_Requirement_
Write out the data again in full, exactly as it reads.

>> start

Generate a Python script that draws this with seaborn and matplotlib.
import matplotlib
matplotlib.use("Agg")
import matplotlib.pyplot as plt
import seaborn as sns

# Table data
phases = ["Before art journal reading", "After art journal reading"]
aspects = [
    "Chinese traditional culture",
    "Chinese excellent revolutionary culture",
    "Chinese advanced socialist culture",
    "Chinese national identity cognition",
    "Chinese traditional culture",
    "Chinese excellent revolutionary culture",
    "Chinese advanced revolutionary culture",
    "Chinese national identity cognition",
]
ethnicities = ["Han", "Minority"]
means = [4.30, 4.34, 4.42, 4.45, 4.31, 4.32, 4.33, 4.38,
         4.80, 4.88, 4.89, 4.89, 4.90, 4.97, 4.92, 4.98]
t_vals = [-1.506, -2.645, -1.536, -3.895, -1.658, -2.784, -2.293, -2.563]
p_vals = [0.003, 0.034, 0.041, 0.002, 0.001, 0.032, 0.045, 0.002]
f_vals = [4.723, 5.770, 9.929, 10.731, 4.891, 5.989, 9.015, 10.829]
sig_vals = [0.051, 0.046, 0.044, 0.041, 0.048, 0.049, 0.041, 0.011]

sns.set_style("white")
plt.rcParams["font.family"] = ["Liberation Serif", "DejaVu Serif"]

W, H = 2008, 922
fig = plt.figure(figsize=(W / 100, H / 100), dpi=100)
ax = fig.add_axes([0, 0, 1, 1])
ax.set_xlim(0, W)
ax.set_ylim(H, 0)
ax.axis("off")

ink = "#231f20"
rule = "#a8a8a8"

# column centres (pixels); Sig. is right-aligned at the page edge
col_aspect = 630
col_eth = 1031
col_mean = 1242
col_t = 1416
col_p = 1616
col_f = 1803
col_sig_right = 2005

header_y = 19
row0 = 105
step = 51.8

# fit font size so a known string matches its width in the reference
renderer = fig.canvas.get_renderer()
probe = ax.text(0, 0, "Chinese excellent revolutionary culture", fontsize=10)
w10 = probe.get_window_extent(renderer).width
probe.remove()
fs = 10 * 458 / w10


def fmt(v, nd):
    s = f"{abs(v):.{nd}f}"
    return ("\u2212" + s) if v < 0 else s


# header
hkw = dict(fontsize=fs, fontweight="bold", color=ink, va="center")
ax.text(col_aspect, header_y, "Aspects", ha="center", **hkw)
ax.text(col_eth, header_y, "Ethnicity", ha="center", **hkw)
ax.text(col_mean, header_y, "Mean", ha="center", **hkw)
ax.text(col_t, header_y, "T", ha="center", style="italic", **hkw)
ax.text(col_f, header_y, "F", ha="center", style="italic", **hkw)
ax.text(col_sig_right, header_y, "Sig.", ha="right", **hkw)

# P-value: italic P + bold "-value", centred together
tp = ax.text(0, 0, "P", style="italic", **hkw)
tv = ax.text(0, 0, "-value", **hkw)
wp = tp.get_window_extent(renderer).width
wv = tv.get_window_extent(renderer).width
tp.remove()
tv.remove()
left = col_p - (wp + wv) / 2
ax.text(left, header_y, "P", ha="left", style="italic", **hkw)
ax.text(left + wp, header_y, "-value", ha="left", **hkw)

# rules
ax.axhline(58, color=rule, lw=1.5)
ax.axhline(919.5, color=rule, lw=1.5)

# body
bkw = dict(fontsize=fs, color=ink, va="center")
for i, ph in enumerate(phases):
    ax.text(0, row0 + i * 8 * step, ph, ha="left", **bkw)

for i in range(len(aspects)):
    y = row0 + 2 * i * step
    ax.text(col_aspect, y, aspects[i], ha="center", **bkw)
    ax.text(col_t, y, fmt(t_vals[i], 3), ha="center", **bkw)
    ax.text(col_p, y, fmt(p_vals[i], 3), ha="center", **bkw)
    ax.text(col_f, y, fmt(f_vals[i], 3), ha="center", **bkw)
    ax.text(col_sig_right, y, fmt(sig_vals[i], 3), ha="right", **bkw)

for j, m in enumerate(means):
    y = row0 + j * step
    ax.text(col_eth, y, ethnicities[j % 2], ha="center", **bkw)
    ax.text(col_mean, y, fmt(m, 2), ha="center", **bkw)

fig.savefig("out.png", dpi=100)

>> end

_Finished exercise_
Generate a Python script that draws this with seaborn and matplotlib.
import matplotlib
matplotlib.use("Agg")
import matplotlib.pyplot as plt
import seaborn as sns

# Table data
phases = ["Before art journal reading", "After art journal reading"]
aspects = [
    "Chinese traditional culture",
    "Chinese excellent revolutionary culture",
    "Chinese advanced socialist culture",
    "Chinese national identity cognition",
    "Chinese traditional culture",
    "Chinese excellent revolutionary culture",
    "Chinese advanced revolutionary culture",
    "Chinese national identity cognition",
]
ethnicities = ["Han", "Minority"]
means = [4.30, 4.34, 4.42, 4.45, 4.31, 4.32, 4.33, 4.38,
         4.80, 4.88, 4.89, 4.89, 4.90, 4.97, 4.92, 4.98]
t_vals = [-1.506, -2.645, -1.536, -3.895, -1.658, -2.784, -2.293, -2.563]
p_vals = [0.003, 0.034, 0.041, 0.002, 0.001, 0.032, 0.045, 0.002]
f_vals = [4.723, 5.770, 9.929, 10.731, 4.891, 5.989, 9.015, 10.829]
sig_vals = [0.051, 0.046, 0.044, 0.041, 0.048, 0.049, 0.041, 0.011]

sns.set_style("white")
plt.rcParams["font.family"] = ["Liberation Serif", "DejaVu Serif"]

W, H = 2008, 922
fig = plt.figure(figsize=(W / 100, H / 100), dpi=100)
ax = fig.add_axes([0, 0, 1, 1])
ax.set_xlim(0, W)
ax.set_ylim(H, 0)
ax.axis("off")

ink = "#231f20"
rule = "#a8a8a8"

# column centres (pixels); Sig. is right-aligned at the page edge
col_aspect = 630
col_eth = 1031
col_mean = 1242
col_t = 1416
col_p = 1616
col_f = 1803
col_sig_right = 2005

header_y = 19
row0 = 105
step = 51.8

# fit font size so a known string matches its width in the reference
renderer = fig.canvas.get_renderer()
probe = ax.text(0, 0, "Chinese excellent revolutionary culture", fontsize=10)
w10 = probe.get_window_extent(renderer).width
probe.remove()
fs = 10 * 458 / w10


def fmt(v, nd):
    s = f"{abs(v):.{nd}f}"
    return ("\u2212" + s) if v < 0 else s


# header
hkw = dict(fontsize=fs, fontweight="bold", color=ink, va="center")
ax.text(col_aspect, header_y, "Aspects", ha="center", **hkw)
ax.text(col_eth, header_y, "Ethnicity", ha="center", **hkw)
ax.text(col_mean, header_y, "Mean", ha="center", **hkw)
ax.text(col_t, header_y, "T", ha="center", style="italic", **hkw)
ax.text(col_f, header_y, "F", ha="center", style="italic", **hkw)
ax.text(col_sig_right, header_y, "Sig.", ha="right", **hkw)

# P-value: italic P + bold "-value", centred together
tp = ax.text(0, 0, "P", style="italic", **hkw)
tv = ax.text(0, 0, "-value", **hkw)
wp = tp.get_window_extent(renderer).width
wv = tv.get_window_extent(renderer).width
tp.remove()
tv.remove()
left = col_p - (wp + wv) / 2
ax.text(left, header_y, "P", ha="left", style="italic", **hkw)
ax.text(left + wp, header_y, "-value", ha="left", **hkw)

# rules
ax.axhline(58, color=rule, lw=1.5)
ax.axhline(919.5, color=rule, lw=1.5)

# body
bkw = dict(fontsize=fs, color=ink, va="center")
for i, ph in enumerate(phases):
    ax.text(0, row0 + i * 8 * step, ph, ha="left", **bkw)

for i in range(len(aspects)):
    y = row0 + 2 * i * step
    ax.text(col_aspect, y, aspects[i], ha="center", **bkw)
    ax.text(col_t, y, fmt(t_vals[i], 3), ha="center", **bkw)
    ax.text(col_p, y, fmt(p_vals[i], 3), ha="center", **bkw)
    ax.text(col_f, y, fmt(f_vals[i], 3), ha="center", **bkw)
    ax.text(col_sig_right, y, fmt(sig_vals[i], 3), ha="right", **bkw)

for j, m in enumerate(means):
    y = row0 + j * step
    ax.text(col_eth, y, ethnicities[j % 2], ha="center", **bkw)
    ax.text(col_mean, y, fmt(m, 2), ha="center", **bkw)

fig.savefig("out.png", dpi=100)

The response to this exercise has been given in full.